Fintan McAllister

Personal information
- Full name: Fintan Patrick McAllister
- Born: 9 February 1987 (age 39) Dublin, Ireland
- Batting: Left-handed
- Role: Wicket-keeper batsman

International information
- National side: Ireland (2008–2009);

Domestic team information
- 2013–2016: Leinster Lightning

Career statistics
| Competition | FC | LA | T20 |
| Matches | 1 | 4 | 1 |
| Runs scored | – | 26 | – |
| Batting average | – | 13.00 | – |
| 100s/50s | –/– | 0/0 | –/– |
| Top score | – | 13* | – |
| Catches/stumpings | 1/0 | 6/0 | 1/0 |
- Source: ESPNcricinfo, 3 May 2017

= Fintan McAllister =

Irish cricketer (born 1987)

Fintan Patrick McAllister (born 9 February 1987 in Dublin, Ireland) is an Irish cricketer. He is a left-handed batsman and wicket-keeper. He has represented the Ireland national side, the Ireland national under-19 cricket team in 2006, and has also played for the Irish Under-23 team.

== Playing career ==

He represented Ireland in the 2005 European Under-19 Championship, as well as the 2006 Under-19 Cricket World Cup. In general, McAllister serves as an opening batsman.
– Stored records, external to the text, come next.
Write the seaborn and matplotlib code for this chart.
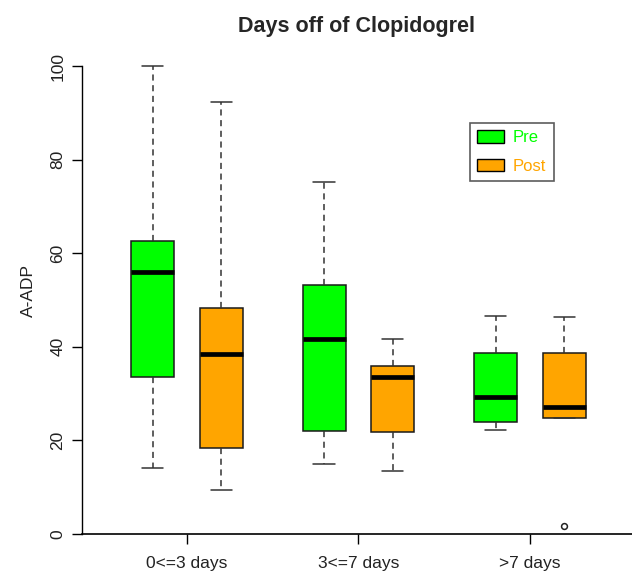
import matplotlib
matplotlib.use("Agg")
import matplotlib.pyplot as plt
import seaborn as sns
import pandas as pd
from matplotlib.patches import Patch

# ---- data (five-number summaries: min, Q1, median, Q3, max) ----
groups = ["0<=3 days", "3<=7 days", ">7 days"]
periods = ["Pre", "Post"]
pre_values = [
    [14.1, 33.5, 56.0, 62.6, 100.0],
    [15.0, 22.0, 41.7, 53.2, 75.2],
    [22.2, 23.9, 29.3, 38.7, 46.6],
]
post_values = [
    [9.4, 18.4, 38.5, 48.3, 92.3],
    [13.5, 21.8, 33.5, 35.9, 41.7],
    [1.7, 24.8, 27.1, 38.7, 46.4],
]
colors = {"Pre": "#00FF00", "Post": "#FFA500"}
yticks = [0, 20, 40, 60, 80, 100]

rows = []
for g, vals in zip(groups, pre_values):
    for v in vals:
        rows.append({"group": g, "period": "Pre", "value": v})
for g, vals in zip(groups, post_values):
    for v in vals:
        rows.append({"group": g, "period": "Post", "value": v})
df = pd.DataFrame(rows)

sns.set_style("white")
plt.rcParams["font.family"] = ["Liberation Sans", "DejaVu Sans"]

fig = plt.figure(figsize=(6.32, 5.73), dpi=100)
ax = fig.add_axes([82 / 632, 39 / 573, 550 / 632, 486.7 / 573])

sns.boxplot(
    data=df, x="group", y="value", hue="period", order=groups, hue_order=periods,
    palette=colors, gap=0.375, width=0.8, whis=1.5, saturation=1,
    linecolor="#1a1a1a", linewidth=1.1,
    medianprops=dict(color="black", linewidth=3.4),
    whiskerprops=dict(linestyle=(0, (4, 3)), color="#333333", linewidth=1.1),
    capprops=dict(color="#333333", linewidth=1.1),
    flierprops=dict(marker="o", markersize=4.2, markerfacecolor="white",
                    markeredgecolor="#222222", markeredgewidth=1.1),
    legend=False, ax=ax,
)

ax.set_xlim(-0.612, 2.595)
ax.set_ylim(0, 104)
ax.set_yticks(yticks)
ax.set_yticklabels([str(t) for t in yticks], rotation=90, va="center", fontsize=12.5,
                   color="#222222")
ax.tick_params(axis="y", length=7, width=1, color="black", pad=5, left=True)
ax.tick_params(axis="x", length=7, width=1, color="black", pad=9, bottom=True,
               labelsize=12.5, labelcolor="#222222")
ax.set_xlabel("")
ax.set_ylabel("A-ADP", fontsize=12.5, labelpad=10, color="#222222")

for s in ["top", "right"]:
    ax.spines[s].set_visible(False)
ax.spines["left"].set_bounds(0, 100)
ax.spines["left"].set_color("black")
ax.spines["bottom"].set_color("black")
ax.spines["left"].set_linewidth(1)
ax.spines["bottom"].set_linewidth(1.2)

ax.set_title("Days off of Clopidogrel", fontsize=15.5, fontweight="bold", pad=11)

handles = [Patch(facecolor=colors[p], edgecolor="black", linewidth=1) for p in periods]
leg = ax.legend(handles, periods, loc="upper left", bbox_to_anchor=(0.705, 0.845),
                borderaxespad=0, fontsize=12, frameon=True, fancybox=False,
                handlelength=1.6, handleheight=0.8, handletextpad=0.55,
                labelspacing=0.8, borderpad=0.45)
leg.get_frame().set_edgecolor("#333333")
leg.get_frame().set_linewidth(1.2)
for t, p in zip(leg.get_texts(), periods):
    t.set_color(colors[p])

fig.savefig("out.png", dpi=100, facecolor="white")
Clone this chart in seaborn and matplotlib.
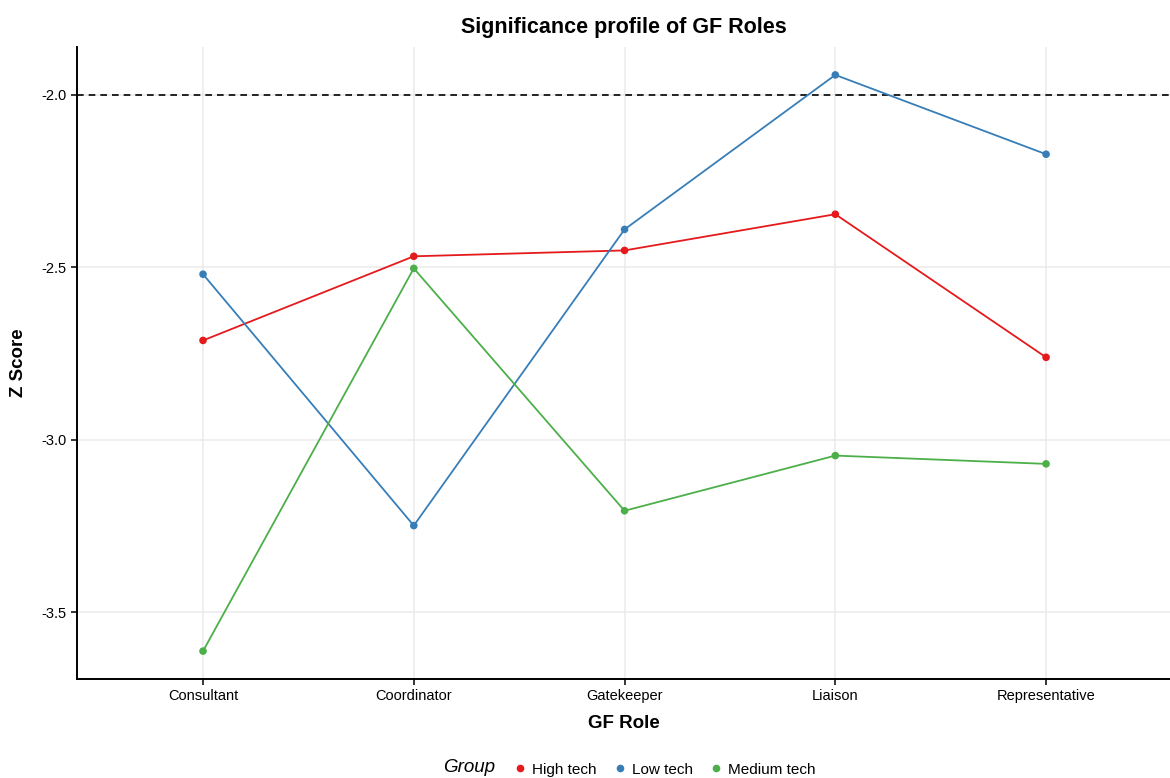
import numpy as np
import pandas as pd
import seaborn as sns
import matplotlib
import matplotlib.pyplot as plt
from matplotlib.lines import Line2D

matplotlib.use("Agg")

# ─── data ─────────────────────────────────────────────────────────
ROLES = ["Consultant", "Coordinator", "Gatekeeper", "Liaison", "Representative"]
HIGH_TECH = [-2.712, -2.468, -2.451, -2.346, -2.761]
LOW_TECH = [-2.520, -3.249, -2.390, -1.942, -2.172]
MEDIUM_TECH = [-3.613, -2.503, -3.206, -3.046, -3.070]
GROUPS = ["High tech", "Low tech", "Medium tech"]
YTICKS = [-3.5, -3.0, -2.5, -2.0]

df = pd.concat([
    pd.DataFrame({"role": ROLES, "z": vals, "Group": g})
    for g, vals in zip(GROUPS, [HIGH_TECH, LOW_TECH, MEDIUM_TECH])
])
df["x"] = df["role"].map({r: i for i, r in enumerate(ROLES)})

PALETTE = dict(zip(GROUPS, ["#E41A1C", "#377EB8", "#4DAF4A"]))

# ─── style ────────────────────────────────────────────────────────
sns.set_theme(style="white")
plt.rcParams["font.family"] = ["Liberation Sans", "DejaVu Sans"]
plt.rcParams.update({"text.color": "black", "axes.labelcolor": "black"})

fig = plt.figure(figsize=(11.7, 7.78), dpi=100)
ax = fig.add_axes([0.0658, 0.1272, 0.9342, 0.8124])

sns.lineplot(data=df, x="x", y="z", hue="Group", hue_order=GROUPS,
             palette=PALETTE, linewidth=1.3, legend=False, ax=ax, zorder=3)
sns.scatterplot(data=df, x="x", y="z", hue="Group", hue_order=GROUPS,
                palette=PALETTE, s=30, edgecolor="none", legend=False,
                ax=ax, zorder=4)

ax.axhline(-2.0, color="black", linestyle=(0, (4, 3)), linewidth=1.2, zorder=2)

ax.set_xlim(-0.598, 4.588)
ax.set_ylim(-3.694, -1.861)
ax.set_xticks(range(len(ROLES)))
ax.set_xticklabels(ROLES)
ax.set_yticks(YTICKS)
ax.set_yticklabels([f"{v:.1f}" for v in YTICKS])
ax.grid(True, color="#EBEBEB", linewidth=1.1, zorder=0)
ax.set_axisbelow(True)

for s in ["top", "right"]:
    ax.spines[s].set_visible(False)
for s in ["left", "bottom"]:
    ax.spines[s].set_color("black")
    ax.spines[s].set_linewidth(1.4)

ax.tick_params(axis="both", length=4, width=1.1, color="black",
               labelsize=10.5, labelcolor="black", direction="out",
               bottom=True, left=True)

ax.set_xlabel("GF Role", fontsize=13.5, fontweight="bold", labelpad=8)
ax.set_ylabel("Z Score", fontsize=13.5, fontweight="bold", labelpad=10)
ax.set_title("Significance profile of GF Roles", fontsize=15.5,
             fontweight="bold", pad=10, color="black")

# legend at bottom
fig.text(0.379, 0.002, "Group", fontsize=13.5, fontstyle="italic",
         va="bottom", ha="left")
handles = [Line2D([0], [0], marker="o", linestyle="none", markersize=5.5,
                  markerfacecolor=PALETTE[g], markeredgecolor="none")
           for g in GROUPS]
fig.legend(handles, GROUPS, loc="lower left", bbox_to_anchor=(0.425, -0.016),
           ncol=3, frameon=False, fontsize=11, handletextpad=0.2,
           columnspacing=0.9, handlelength=1.2)

fig.savefig("out.png", dpi=100)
He subsequently progressed to the Irish Under-23s team and took part in the 2006 European Under-23 Championship.

On the domestic front, he plays cricket for Malahide Cricket Club and also represents Leinster Lightning in Dublin.

== Personal life ==

He is the older brother of Irish footballer David McAllister, who plays for Sheffield United and represents the Republic of Ireland Under-23 national football team.